People who never have a child can still collect the taxes paid by other people’s children. Ditto for people whose children are all losers, spend a lifetime “finding themselves” and never hold a job. The Social Security of the 1930's took for granted women’s contribution of raising productive adult children. The result is fewer children: economists Isaac Ehrlich and Jian-Guo Zhong found that countries with generous social security systems have lower fertility rates, marriage rates and higher divorce rates.
The most needed reform is that benefits should be based on both kinds of contributions, not just financial contributions.

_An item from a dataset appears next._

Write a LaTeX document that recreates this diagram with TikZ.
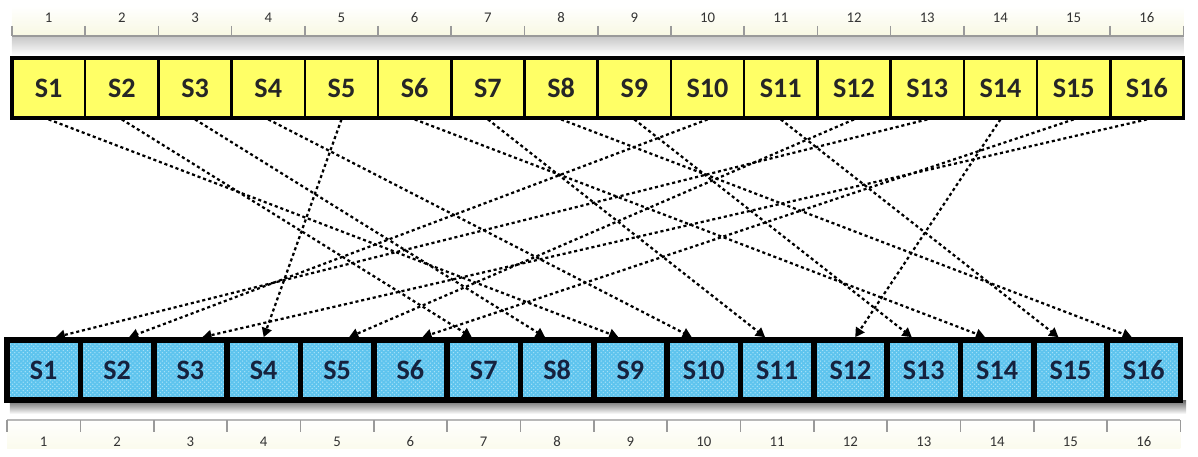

Phillip Longman is one of the few commentators to address the fertility problem of Social Security reform. In The Empty Cradle: How Falling Birthrates Threaten World Prosperity and What to do about it, he proposes to link a couple’s benefits not only to the income of the primary earning, but to the number of children they raise.
Today, it is considered politically incorrect to mention the obvious contribution of motherhood. Feminism taught us to believe that motherhood is for ninnies, and that no self-respecting educated woman should be caught dead changing diapers. Public policies to encourage women to have more children are considered unacceptable infringements on women’s freedom.
Feminism also taught men to keep their mouths shut about women’s choices. Men have no opinions that women are bound to respect. Once a woman chooses something, all men are required to bow down three times in adoration of the goddess of Self-Determination.
Well, I am one woman who is ready to say that raising children is a good and socially constructive thing to do. Having more than one or two children can be a lot of fun. And it is for certain that raising a large family to productive adulthood will use all the gifts of even the most gifted woman. Having a family is a worthy life endeavor, deserving the educated woman’s most serious consideration.
The Social Security system should recognize this fact, and link benefits to child-rearing. When Secretary of Treasury Hank Paulson gets specific about Social Security reform, I encourage him to consider fertility “on the table.”
I’ll stick up for him when the screaming starts.